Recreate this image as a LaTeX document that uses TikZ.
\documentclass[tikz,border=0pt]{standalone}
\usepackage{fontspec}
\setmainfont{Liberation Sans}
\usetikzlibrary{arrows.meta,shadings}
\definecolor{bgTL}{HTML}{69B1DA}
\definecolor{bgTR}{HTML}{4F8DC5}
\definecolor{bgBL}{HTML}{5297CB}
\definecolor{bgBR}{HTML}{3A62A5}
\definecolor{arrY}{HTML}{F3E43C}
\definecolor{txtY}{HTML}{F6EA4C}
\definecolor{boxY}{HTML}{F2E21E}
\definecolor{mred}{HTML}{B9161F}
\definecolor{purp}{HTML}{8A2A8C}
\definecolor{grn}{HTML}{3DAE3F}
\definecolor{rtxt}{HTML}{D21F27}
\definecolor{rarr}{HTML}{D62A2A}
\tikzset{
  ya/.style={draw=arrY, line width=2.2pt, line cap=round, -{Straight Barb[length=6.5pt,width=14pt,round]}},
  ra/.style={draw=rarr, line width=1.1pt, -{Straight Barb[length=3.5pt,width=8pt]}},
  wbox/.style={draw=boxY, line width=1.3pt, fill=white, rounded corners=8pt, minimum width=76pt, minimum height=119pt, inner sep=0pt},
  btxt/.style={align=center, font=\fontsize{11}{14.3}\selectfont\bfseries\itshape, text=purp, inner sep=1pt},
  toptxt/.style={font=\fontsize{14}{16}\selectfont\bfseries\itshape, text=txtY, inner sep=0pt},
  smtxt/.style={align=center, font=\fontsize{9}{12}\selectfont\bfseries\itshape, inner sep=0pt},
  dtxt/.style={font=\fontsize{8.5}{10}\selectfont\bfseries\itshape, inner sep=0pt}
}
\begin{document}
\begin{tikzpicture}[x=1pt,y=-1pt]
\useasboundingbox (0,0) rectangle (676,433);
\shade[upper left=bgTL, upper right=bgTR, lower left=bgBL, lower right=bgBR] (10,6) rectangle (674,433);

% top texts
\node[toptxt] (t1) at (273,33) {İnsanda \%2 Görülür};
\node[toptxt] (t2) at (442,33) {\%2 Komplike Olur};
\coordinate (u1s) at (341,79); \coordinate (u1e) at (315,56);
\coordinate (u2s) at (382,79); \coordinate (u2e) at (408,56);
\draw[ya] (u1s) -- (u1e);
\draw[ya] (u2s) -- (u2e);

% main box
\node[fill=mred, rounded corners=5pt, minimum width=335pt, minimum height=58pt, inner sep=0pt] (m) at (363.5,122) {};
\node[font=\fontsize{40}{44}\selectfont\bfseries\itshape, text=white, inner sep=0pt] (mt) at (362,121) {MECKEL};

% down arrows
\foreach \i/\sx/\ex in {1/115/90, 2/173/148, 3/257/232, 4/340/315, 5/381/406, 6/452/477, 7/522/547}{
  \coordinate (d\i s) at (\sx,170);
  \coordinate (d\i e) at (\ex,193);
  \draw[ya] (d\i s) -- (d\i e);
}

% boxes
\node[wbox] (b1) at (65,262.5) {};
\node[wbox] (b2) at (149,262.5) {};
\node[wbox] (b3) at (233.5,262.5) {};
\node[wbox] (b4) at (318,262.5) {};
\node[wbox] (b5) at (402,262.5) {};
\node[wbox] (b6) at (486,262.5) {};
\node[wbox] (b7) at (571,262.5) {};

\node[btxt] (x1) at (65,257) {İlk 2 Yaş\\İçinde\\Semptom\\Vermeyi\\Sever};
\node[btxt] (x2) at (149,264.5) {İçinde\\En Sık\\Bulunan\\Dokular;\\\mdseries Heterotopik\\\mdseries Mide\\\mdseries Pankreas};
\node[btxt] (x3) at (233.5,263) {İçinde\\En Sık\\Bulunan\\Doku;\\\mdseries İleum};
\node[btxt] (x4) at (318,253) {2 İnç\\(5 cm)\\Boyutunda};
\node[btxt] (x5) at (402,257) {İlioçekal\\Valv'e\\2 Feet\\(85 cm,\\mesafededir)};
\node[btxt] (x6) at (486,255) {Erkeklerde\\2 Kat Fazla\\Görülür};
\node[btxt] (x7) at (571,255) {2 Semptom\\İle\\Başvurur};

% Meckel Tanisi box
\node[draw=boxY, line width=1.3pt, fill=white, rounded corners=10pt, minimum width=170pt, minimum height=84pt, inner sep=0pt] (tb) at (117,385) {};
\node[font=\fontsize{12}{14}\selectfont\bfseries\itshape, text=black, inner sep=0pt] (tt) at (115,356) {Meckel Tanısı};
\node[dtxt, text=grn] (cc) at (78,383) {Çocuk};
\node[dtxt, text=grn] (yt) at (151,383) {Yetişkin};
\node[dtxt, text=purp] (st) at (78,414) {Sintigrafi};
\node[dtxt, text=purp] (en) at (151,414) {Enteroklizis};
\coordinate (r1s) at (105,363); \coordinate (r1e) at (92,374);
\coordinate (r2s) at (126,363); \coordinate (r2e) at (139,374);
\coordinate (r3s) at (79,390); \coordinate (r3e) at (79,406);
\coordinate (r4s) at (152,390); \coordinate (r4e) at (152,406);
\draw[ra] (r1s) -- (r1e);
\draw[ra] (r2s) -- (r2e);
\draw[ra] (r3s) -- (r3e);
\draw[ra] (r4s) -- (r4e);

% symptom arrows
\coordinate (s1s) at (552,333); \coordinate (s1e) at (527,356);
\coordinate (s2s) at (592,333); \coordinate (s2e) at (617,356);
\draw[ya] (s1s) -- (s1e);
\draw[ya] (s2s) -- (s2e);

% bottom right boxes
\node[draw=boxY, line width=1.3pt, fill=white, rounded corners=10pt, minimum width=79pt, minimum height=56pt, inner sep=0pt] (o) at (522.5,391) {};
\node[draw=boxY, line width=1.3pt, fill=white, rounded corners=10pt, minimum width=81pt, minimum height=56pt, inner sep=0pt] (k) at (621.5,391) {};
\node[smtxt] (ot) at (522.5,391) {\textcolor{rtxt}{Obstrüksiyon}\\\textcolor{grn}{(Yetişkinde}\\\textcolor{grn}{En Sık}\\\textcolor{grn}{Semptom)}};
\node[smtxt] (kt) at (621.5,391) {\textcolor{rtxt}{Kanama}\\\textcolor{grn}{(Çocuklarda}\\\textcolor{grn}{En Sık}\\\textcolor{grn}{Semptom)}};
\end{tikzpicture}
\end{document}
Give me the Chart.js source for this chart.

========

● Your task
Output all of the material exactly as written.

● Full output
Recreate this image as a LaTeX document that uses TikZ.
\documentclass[tikz,border=0pt]{standalone}
\usepackage{fontspec}
\setmainfont{Liberation Sans}
\usetikzlibrary{arrows.meta,shadings}
\definecolor{bgTL}{HTML}{69B1DA}
\definecolor{bgTR}{HTML}{4F8DC5}
\definecolor{bgBL}{HTML}{5297CB}
\definecolor{bgBR}{HTML}{3A62A5}
\definecolor{arrY}{HTML}{F3E43C}
\definecolor{txtY}{HTML}{F6EA4C}
\definecolor{boxY}{HTML}{F2E21E}
\definecolor{mred}{HTML}{B9161F}
\definecolor{purp}{HTML}{8A2A8C}
\definecolor{grn}{HTML}{3DAE3F}
\definecolor{rtxt}{HTML}{D21F27}
\definecolor{rarr}{HTML}{D62A2A}
\tikzset{
  ya/.style={draw=arrY, line width=2.2pt, line cap=round, -{Straight Barb[length=6.5pt,width=14pt,round]}},
  ra/.style={draw=rarr, line width=1.1pt, -{Straight Barb[length=3.5pt,width=8pt]}},
  wbox/.style={draw=boxY, line width=1.3pt, fill=white, rounded corners=8pt, minimum width=76pt, minimum height=119pt, inner sep=0pt},
  btxt/.style={align=center, font=\fontsize{11}{14.3}\selectfont\bfseries\itshape, text=purp, inner sep=1pt},
  toptxt/.style={font=\fontsize{14}{16}\selectfont\bfseries\itshape, text=txtY, inner sep=0pt},
  smtxt/.style={align=center, font=\fontsize{9}{12}\selectfont\bfseries\itshape, inner sep=0pt},
  dtxt/.style={font=\fontsize{8.5}{10}\selectfont\bfseries\itshape, inner sep=0pt}
}
\begin{document}
\begin{tikzpicture}[x=1pt,y=-1pt]
\useasboundingbox (0,0) rectangle (676,433);
\shade[upper left=bgTL, upper right=bgTR, lower left=bgBL, lower right=bgBR] (10,6) rectangle (674,433);

% top texts
\node[toptxt] (t1) at (273,33) {İnsanda \%2 Görülür};
\node[toptxt] (t2) at (442,33) {\%2 Komplike Olur};
\coordinate (u1s) at (341,79); \coordinate (u1e) at (315,56);
\coordinate (u2s) at (382,79); \coordinate (u2e) at (408,56);
\draw[ya] (u1s) -- (u1e);
\draw[ya] (u2s) -- (u2e);

% main box
\node[fill=mred, rounded corners=5pt, minimum width=335pt, minimum height=58pt, inner sep=0pt] (m) at (363.5,122) {};
\node[font=\fontsize{40}{44}\selectfont\bfseries\itshape, text=white, inner sep=0pt] (mt) at (362,121) {MECKEL};

% down arrows
\foreach \i/\sx/\ex in {1/115/90, 2/173/148, 3/257/232, 4/340/315, 5/381/406, 6/452/477, 7/522/547}{
  \coordinate (d\i s) at (\sx,170);
  \coordinate (d\i e) at (\ex,193);
  \draw[ya] (d\i s) -- (d\i e);
}

% boxes
\node[wbox] (b1) at (65,262.5) {};
\node[wbox] (b2) at (149,262.5) {};
\node[wbox] (b3) at (233.5,262.5) {};
\node[wbox] (b4) at (318,262.5) {};
\node[wbox] (b5) at (402,262.5) {};
\node[wbox] (b6) at (486,262.5) {};
\node[wbox] (b7) at (571,262.5) {};

\node[btxt] (x1) at (65,257) {İlk 2 Yaş\\İçinde\\Semptom\\Vermeyi\\Sever};
\node[btxt] (x2) at (149,264.5) {İçinde\\En Sık\\Bulunan\\Dokular;\\\mdseries Heterotopik\\\mdseries Mide\\\mdseries Pankreas};
\node[btxt] (x3) at (233.5,263) {İçinde\\En Sık\\Bulunan\\Doku;\\\mdseries İleum};
\node[btxt] (x4) at (318,253) {2 İnç\\(5 cm)\\Boyutunda};
\node[btxt] (x5) at (402,257) {İlioçekal\\Valv'e\\2 Feet\\(85 cm,\\mesafededir)};
\node[btxt] (x6) at (486,255) {Erkeklerde\\2 Kat Fazla\\Görülür};
\node[btxt] (x7) at (571,255) {2 Semptom\\İle\\Başvurur};

% Meckel Tanisi box
\node[draw=boxY, line width=1.3pt, fill=white, rounded corners=10pt, minimum width=170pt, minimum height=84pt, inner sep=0pt] (tb) at (117,385) {};
\node[font=\fontsize{12}{14}\selectfont\bfseries\itshape, text=black, inner sep=0pt] (tt) at (115,356) {Meckel Tanısı};
\node[dtxt, text=grn] (cc) at (78,383) {Çocuk};
\node[dtxt, text=grn] (yt) at (151,383) {Yetişkin};
\node[dtxt, text=purp] (st) at (78,414) {Sintigrafi};
\node[dtxt, text=purp] (en) at (151,414) {Enteroklizis};
\coordinate (r1s) at (105,363); \coordinate (r1e) at (92,374);
\coordinate (r2s) at (126,363); \coordinate (r2e) at (139,374);
\coordinate (r3s) at (79,390); \coordinate (r3e) at (79,406);
\coordinate (r4s) at (152,390); \coordinate (r4e) at (152,406);
\draw[ra] (r1s) -- (r1e);
\draw[ra] (r2s) -- (r2e);
\draw[ra] (r3s) -- (r3e);
\draw[ra] (r4s) -- (r4e);

% symptom arrows
\coordinate (s1s) at (552,333); \coordinate (s1e) at (527,356);
\coordinate (s2s) at (592,333); \coordinate (s2e) at (617,356);
\draw[ya] (s1s) -- (s1e);
\draw[ya] (s2s) -- (s2e);

% bottom right boxes
\node[draw=boxY, line width=1.3pt, fill=white, rounded corners=10pt, minimum width=79pt, minimum height=56pt, inner sep=0pt] (o) at (522.5,391) {};
\node[draw=boxY, line width=1.3pt, fill=white, rounded corners=10pt, minimum width=81pt, minimum height=56pt, inner sep=0pt] (k) at (621.5,391) {};
\node[smtxt] (ot) at (522.5,391) {\textcolor{rtxt}{Obstrüksiyon}\\\textcolor{grn}{(Yetişkinde}\\\textcolor{grn}{En Sık}\\\textcolor{grn}{Semptom)}};
\node[smtxt] (kt) at (621.5,391) {\textcolor{rtxt}{Kanama}\\\textcolor{grn}{(Çocuklarda}\\\textcolor{grn}{En Sık}\\\textcolor{grn}{Semptom)}};
\end{tikzpicture}
\end{document}
Give me the Chart.js source for this chart.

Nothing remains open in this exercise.